Recorded in the Domesday Book as 'Estaines Parva,' the original 17th century manor house, which replaced a medieval castle at the time considered to be the centre of Little Easton village, was extensively rebuilt during the Victorian era, with further renovation works carried out during the 1920's when the Countess of Warwick (subject of the famous music hall song 'Daisy Daisy') sold the property to her daughter's husband Basil Dean.
During the 20's and 30's, several films were made in the grounds, including 'Midshipman Easy' and an Edgar Wallace thriller; the boathouse which proudly sits at the edge of the Great Lake was purpose built for one of them. During the wartime years, the Easton Lodge Estate was used by both the Royal Air Force and the United States Army Air Force as a wartime airfield, before being purchased by the Lady Inchscape and then the Pedley Family who renovated much of the Barn Theatre and more of the house and grounds.

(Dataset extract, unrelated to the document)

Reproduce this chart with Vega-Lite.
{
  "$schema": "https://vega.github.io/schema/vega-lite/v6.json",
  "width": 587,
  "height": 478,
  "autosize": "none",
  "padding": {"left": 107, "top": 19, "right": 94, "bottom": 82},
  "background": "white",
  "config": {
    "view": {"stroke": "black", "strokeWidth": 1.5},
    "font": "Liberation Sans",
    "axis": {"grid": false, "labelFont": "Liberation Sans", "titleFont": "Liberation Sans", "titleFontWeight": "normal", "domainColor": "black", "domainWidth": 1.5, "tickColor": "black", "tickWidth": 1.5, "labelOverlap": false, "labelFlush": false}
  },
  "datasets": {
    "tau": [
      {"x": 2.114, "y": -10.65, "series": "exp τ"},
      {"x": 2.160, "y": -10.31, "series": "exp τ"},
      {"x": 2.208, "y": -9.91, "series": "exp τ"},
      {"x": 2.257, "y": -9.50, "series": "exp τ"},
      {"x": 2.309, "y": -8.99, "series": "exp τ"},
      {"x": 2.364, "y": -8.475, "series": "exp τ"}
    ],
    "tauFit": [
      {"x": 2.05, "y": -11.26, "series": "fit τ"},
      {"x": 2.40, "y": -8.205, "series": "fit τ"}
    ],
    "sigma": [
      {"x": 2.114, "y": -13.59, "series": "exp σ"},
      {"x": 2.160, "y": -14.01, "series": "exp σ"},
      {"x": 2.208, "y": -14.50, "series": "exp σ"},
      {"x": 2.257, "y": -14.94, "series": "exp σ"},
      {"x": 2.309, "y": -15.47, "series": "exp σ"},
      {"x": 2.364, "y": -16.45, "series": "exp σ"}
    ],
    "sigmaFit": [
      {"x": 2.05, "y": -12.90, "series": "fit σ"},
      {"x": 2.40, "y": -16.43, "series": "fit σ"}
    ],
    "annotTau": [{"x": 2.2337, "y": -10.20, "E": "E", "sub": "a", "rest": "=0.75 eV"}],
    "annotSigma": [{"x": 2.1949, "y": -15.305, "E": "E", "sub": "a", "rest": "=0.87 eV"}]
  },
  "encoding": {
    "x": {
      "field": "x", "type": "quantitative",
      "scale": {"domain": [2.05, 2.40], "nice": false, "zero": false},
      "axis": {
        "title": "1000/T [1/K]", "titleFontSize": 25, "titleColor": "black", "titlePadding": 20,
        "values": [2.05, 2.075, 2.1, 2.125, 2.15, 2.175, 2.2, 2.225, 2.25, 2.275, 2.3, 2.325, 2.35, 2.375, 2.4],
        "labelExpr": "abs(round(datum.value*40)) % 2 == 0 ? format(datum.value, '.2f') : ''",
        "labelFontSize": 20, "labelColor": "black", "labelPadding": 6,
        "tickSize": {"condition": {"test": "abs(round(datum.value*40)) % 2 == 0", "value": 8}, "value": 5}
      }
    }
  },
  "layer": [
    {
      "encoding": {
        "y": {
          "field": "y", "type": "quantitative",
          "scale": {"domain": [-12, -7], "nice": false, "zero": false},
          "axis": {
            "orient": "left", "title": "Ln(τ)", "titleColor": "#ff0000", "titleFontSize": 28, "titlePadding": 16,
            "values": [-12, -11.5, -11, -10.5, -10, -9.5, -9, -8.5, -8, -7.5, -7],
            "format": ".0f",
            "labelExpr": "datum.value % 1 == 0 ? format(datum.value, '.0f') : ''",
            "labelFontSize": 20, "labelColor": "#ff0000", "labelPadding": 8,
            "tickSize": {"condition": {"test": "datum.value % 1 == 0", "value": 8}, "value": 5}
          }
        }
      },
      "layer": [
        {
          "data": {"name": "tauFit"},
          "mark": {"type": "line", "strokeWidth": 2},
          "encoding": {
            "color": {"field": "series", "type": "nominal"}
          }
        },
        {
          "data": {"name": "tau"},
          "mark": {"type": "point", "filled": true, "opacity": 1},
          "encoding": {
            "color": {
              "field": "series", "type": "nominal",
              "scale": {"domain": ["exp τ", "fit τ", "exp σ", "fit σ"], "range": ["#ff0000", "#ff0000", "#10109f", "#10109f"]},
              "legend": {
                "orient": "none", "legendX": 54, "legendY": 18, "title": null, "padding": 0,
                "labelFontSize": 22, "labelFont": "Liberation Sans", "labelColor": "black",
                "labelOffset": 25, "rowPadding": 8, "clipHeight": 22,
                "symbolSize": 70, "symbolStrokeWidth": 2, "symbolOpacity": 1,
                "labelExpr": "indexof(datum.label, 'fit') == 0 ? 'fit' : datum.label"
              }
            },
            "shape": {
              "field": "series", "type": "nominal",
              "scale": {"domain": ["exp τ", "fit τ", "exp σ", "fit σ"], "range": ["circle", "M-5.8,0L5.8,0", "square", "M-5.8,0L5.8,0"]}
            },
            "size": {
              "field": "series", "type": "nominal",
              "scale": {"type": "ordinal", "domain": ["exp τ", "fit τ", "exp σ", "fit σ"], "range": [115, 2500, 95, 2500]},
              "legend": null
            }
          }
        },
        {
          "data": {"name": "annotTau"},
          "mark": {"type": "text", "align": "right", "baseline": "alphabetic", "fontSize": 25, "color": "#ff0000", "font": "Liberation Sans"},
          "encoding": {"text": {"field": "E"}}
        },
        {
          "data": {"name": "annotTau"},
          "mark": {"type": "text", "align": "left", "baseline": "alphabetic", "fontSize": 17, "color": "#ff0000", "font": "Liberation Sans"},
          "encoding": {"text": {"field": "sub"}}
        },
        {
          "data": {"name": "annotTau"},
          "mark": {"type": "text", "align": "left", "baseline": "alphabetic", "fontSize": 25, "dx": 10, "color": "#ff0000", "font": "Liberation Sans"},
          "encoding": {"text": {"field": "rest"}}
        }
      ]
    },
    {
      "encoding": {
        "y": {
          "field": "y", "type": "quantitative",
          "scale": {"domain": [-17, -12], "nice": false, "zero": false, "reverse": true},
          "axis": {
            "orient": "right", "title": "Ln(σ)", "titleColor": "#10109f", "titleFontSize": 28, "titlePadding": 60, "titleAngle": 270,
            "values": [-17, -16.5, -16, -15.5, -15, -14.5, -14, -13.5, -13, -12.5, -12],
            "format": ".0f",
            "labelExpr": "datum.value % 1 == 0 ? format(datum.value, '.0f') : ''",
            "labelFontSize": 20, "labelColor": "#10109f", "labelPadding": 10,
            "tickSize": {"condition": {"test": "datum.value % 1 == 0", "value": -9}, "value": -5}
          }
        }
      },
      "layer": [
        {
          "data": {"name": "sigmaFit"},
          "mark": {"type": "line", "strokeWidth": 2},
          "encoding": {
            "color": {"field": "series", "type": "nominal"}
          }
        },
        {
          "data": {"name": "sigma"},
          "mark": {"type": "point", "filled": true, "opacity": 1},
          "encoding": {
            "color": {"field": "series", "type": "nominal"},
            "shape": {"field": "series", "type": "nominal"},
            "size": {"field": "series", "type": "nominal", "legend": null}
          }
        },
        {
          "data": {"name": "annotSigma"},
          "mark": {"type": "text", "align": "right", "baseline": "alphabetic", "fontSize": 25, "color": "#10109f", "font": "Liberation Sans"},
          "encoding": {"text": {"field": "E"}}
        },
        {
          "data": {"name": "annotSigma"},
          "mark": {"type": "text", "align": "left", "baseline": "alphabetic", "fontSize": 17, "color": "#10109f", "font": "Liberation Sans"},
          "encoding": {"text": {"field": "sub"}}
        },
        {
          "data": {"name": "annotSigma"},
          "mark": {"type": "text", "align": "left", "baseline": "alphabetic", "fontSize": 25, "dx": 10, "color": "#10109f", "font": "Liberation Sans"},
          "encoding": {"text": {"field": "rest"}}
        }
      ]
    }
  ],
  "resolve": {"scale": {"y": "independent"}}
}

To this day, the current owners continue their sympathetic and careful restoration of the entire Grade II listed house, its extensive grounds and the iconic Barn Theatre - one of the finest tithe barns in the country which underwent major refurbishment during the Countess of Warwick's time at Little Easton Manor to create a fully functioning theatre where the like of Charlie Chaplin, HG Wells, George Formby and Gracie Fields have all performed, and which now offers a beautiful venue space for private hire and weddings.